● AIM
What is the number of lines holding the word "React"? Give that number alone.

● DATASET CONTENT
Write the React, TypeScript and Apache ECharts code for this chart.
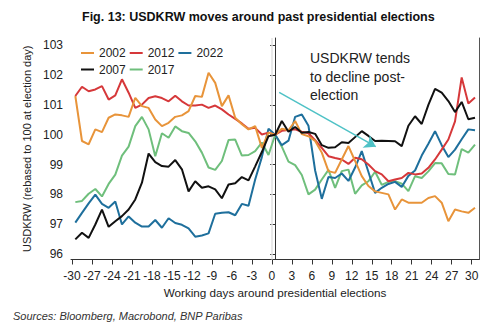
import React, { useEffect, useRef } from "react";
import * as echarts from "echarts";

const FONT = "'Liberation Sans', Arial, Helvetica, sans-serif";

const TITLE = "Fig. 13: USDKRW moves around past presidential elections";
const Y_NAME = "USDKRW (rebased to 100 at election day)";
const X_NAME = "Working days around presidential elections";
const SOURCE = "Sources: Bloomberg, Macrobond, BNP Paribas";
const NOTE = "USDKRW tends\nto decline post-\nelection";

// working days around election day
const DAYS = [
  -30, -29, -28, -27, -26, -25, -24, -23, -22, -21, -20, -19, -18, -17, -16, -15,
  -14, -13, -12, -11, -10, -9, -8, -7, -6, -5, -4, -3, -2, -1, 0, 1, 2, 3, 4, 5, 6,
  7, 8, 9, 10, 11, 12, 13, 14, 15, 16, 17, 18, 19, 20, 21, 22, 23, 24, 25, 26, 27,
  28, 29, 30,
];

const X_TICKS = [-30, -27, -24, -21, -18, -15, -12, -9, -6, -3, 0, 3, 6, 9, 12, 15, 18, 21, 24, 27, 30];
const Y_TICKS = [96, 97, 98, 99, 100, 101, 102, 103];
// ticks mark the start of each working day, points sit mid-day
const TICK_OFFSET = 0.5;

const Y2002 = [
  101.3, 99.79, 99.68, 100.18, 100.09, 100.57, 100.68, 100.65, 100.6, 101.24, 100.96,
  100.9, 100.51, 100.29, 100.4, 100.6, 100.65, 100.79, 101.3, 101.27, 102.08, 101.74,
  100.96, 101.32, 100.57, 100.35, 100.18, 100.29, 99.56, 100.07, 100.0,
  100.2, 100.15, 100.46, 100.02, 99.95, 99.79, 99.4, 98.78, 98.72, 99.17, 99.62, 99.12,
  98.61, 98.28, 98.1, 98.05, 98.0, 97.49, 97.83, 97.72, 97.72, 97.72, 97.88, 97.94,
  97.72, 97.1, 97.49, 97.43, 97.38, 97.55,
];
const Y2012 = [
  101.3, 101.61, 101.46, 101.52, 101.63, 101.18, 101.32, 101.86, 101.41, 100.9, 101.01,
  101.23, 101.29, 101.23, 101.12, 101.31, 101.12, 100.98, 100.98, 101.01, 100.9, 100.98,
  100.85, 100.68, 100.53, 100.38, 100.2, 100.23, 100.01, 100.07, 100.0,
  100.13, 100.16, 100.18, 100.1, 100.05, 99.82, 99.56, 99.28, 99.22, 99.17, 99.02, 99.23,
  99.18, 99.0, 98.78, 98.67, 98.44, 98.5, 98.55, 98.72, 98.67, 98.7, 98.89, 99.17,
  99.5, 99.84, 100.45, 101.92, 101.05, 101.25,
];
const Y2022 = [
  97.05, 97.38, 97.7, 97.99, 97.68, 97.55, 97.76, 96.99, 97.26, 97.05, 96.92, 96.92,
  97.14, 96.88, 97.2, 97.04, 96.98, 96.86, 96.58, 96.62, 96.69, 97.35, 97.38, 97.4,
  97.3, 97.68, 97.62, 98.5, 99.25, 100.2, 100.0,
  99.65, 99.8, 100.6, 100.68, 100.3, 98.8, 97.85, 98.58, 98.55, 98.7, 98.45, 98.9, 99.45,
  98.75, 98.05, 98.22, 98.35, 98.42, 98.25, 98.62, 98.8, 99.3, 99.7, 100.12, 99.65,
  99.25, 99.5, 99.85, 100.18, 100.15,
];
const Y2007 = [
  96.49, 96.71, 96.54, 96.99, 97.49, 96.91, 97.1, 97.27, 97.49, 97.83, 98.39, 99.37,
  99.08, 98.95, 98.93, 99.15, 98.84, 98.1, 98.44, 98.22, 98.27, 98.17, 97.87, 98.33,
  98.37, 98.58, 98.47, 98.94, 99.42, 99.95, 100.0,
  100.46, 100.1, 100.26, 100.07, 100.09, 100.03, 99.65, 99.56, 99.58, 99.75, 99.72,
  99.92, 100.12, 99.96, 99.79, 99.8, 99.79, 99.78, 99.62, 100.3, 100.62, 100.36, 101.0,
  101.54, 101.41, 101.13, 100.76, 101.1, 100.52, 100.57,
];
const Y2017 = [
  97.74, 97.78, 98.02, 98.18, 97.93, 98.35, 98.66, 99.3, 99.6, 100.29, 100.6, 100.18,
  99.28, 100.05, 99.9, 100.28, 100.12, 100.06, 99.78, 99.4, 98.9, 98.82, 99.12, 99.82,
  99.84, 99.3, 99.32, 99.45, 99.74, 99.32, 100.0,
  99.6, 99.1, 98.98, 98.65, 98.0, 98.16, 98.5, 98.82, 98.22, 98.78, 98.83, 98.02, 98.3,
  98.44, 98.76, 98.32, 98.42, 98.44, 98.36, 98.11, 98.61, 98.55, 98.77, 99.05, 99.04,
  98.68, 98.67, 99.52, 99.4, 99.67,
];

// arrow annotation: [day, value] start and end
const ARROW_FROM = [0.6, 101.42];
const ARROW_TO = [15.1, 99.6];

const COLORS: Record<string, string> = {
  "2002": "#E8943A",
  "2012": "#D6383A",
  "2022": "#1E6F9C",
  "2007": "#111111",
  "2017": "#6FBF7C",
};

const SERIES: [string, number[]][] = [
  ["2017", Y2017],
  ["2022", Y2022],
  ["2012", Y2012],
  ["2002", Y2002],
  ["2007", Y2007],
];

export default function App() {
  const ref = useRef<HTMLDivElement>(null);
  useEffect(() => {
    if (!ref.current) return;
    const chart = echarts.init(ref.current, undefined, { renderer: "svg" });
    const tickPos = X_TICKS.map((t) => t - TICK_OFFSET);
    const series: any[] = SERIES.map(([name, vals]) => ({
      name,
      type: "line",
      data: DAYS.map((d, i) => [d, vals[i]]),
      symbol: "none",
      color: COLORS[name],
      itemStyle: { color: COLORS[name] },
      lineStyle: { width: 2, color: COLORS[name] },
      z: 3,
    }));
    // election-day reference line and arrow annotation
    series[0].markLine = {
      silent: true,
      symbol: "none",
      label: { show: false },
      lineStyle: { color: "#e2e2e2", width: 1.5, type: "solid" },
      data: [{ xAxis: 0 - TICK_OFFSET }],
      z: 1,
    };
    series[1].markLine = {
      silent: true,
      symbol: ["none", "arrow"],
      symbolSize: 11,
      label: { show: false },
      lineStyle: { color: "#4FC2C6", width: 1.5, type: "solid" },
      data: [[{ coord: ARROW_FROM }, { coord: ARROW_TO }]],
    };
    const legendCommon = {
      left: 76,
      orient: "horizontal",
      icon: "rect",
      itemWidth: 13,
      itemHeight: 2,
      itemGap: 4,
      textStyle: { fontSize: 12, color: "#222", fontFamily: FONT },
    };
    chart.setOption({
      animation: false,
      textStyle: { fontFamily: FONT },
      title: {
        text: TITLE,
        left: 82,
        top: 10,
        padding: 0,
        textStyle: { fontSize: 12.5, fontWeight: "bold", color: "#111", fontFamily: FONT },
      },
      grid: { left: 71, right: 21, top: 38, bottom: 66.5, containLabel: false, outerBoundsMode: "none" },
      legend: [
        { ...legendCommon, top: 42, data: ["2002", "2012", "2022"] },
        { ...legendCommon, top: 58.5, data: ["2007", "2017"] },
      ],
      xAxis: {
        type: "value",
        min: -30.65,
        max: 30.6,
        name: X_NAME,
        nameLocation: "middle",
        nameGap: 24,
        nameTextStyle: { fontSize: 11.7, color: "#222", fontFamily: FONT },
        axisLine: { onZero: false, lineStyle: { color: "#333", width: 1 } },
        axisTick: { show: true, length: 5, customValues: tickPos, lineStyle: { color: "#333" } },
        axisLabel: {
          customValues: tickPos,
          formatter: (v: number) => String(Math.round(v + TICK_OFFSET)),
          fontSize: 12,
          color: "#222",
          margin: 10,
          fontFamily: FONT,
        },
        splitLine: { show: false },
      },
      yAxis: [
        {
          type: "value",
          min: 95.815,
          max: 103.245,
          position: "left",
          name: Y_NAME,
          nameLocation: "middle",
          nameGap: 38,
          nameTextStyle: { fontSize: 11, color: "#222", fontFamily: FONT },
          axisLine: { show: true, lineStyle: { color: "#333", width: 1 } },
          axisTick: { show: true, length: 5, customValues: Y_TICKS, lineStyle: { color: "#333" } },
          axisLabel: { customValues: Y_TICKS, fontSize: 12, color: "#222", margin: 8, fontFamily: FONT },
          splitLine: { show: false },
        },
        {
          type: "value",
          min: 95.815,
          max: 103.245,
          position: "right",
          axisLine: { show: true, lineStyle: { color: "#555", width: 1 } },
          axisTick: { show: false },
          axisLabel: { show: false },
          splitLine: { show: false },
        },
      ],
      series,
      graphic: [
        {
          type: "text",
          left: 310,
          top: 49,
          style: {
            text: NOTE,
            fontSize: 14,
            lineHeight: 18.5,
            fill: "#222",
            fontFamily: FONT,
          },
        },
        {
          type: "text",
          left: 13,
          top: 310.5,
          style: {
            text: SOURCE,
            fontSize: 11,
            fontStyle: "italic",
            fill: "#333",
            fontFamily: FONT,
          },
        },
      ],
    });
    return () => chart.dispose();
  }, []);
  return (
    <div
      ref={ref}
      style={{ position: "fixed", left: 0, top: 0, width: 500, height: 326, background: "#fff" }}
    />
  );
}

● COMPLETED EXERCISE
2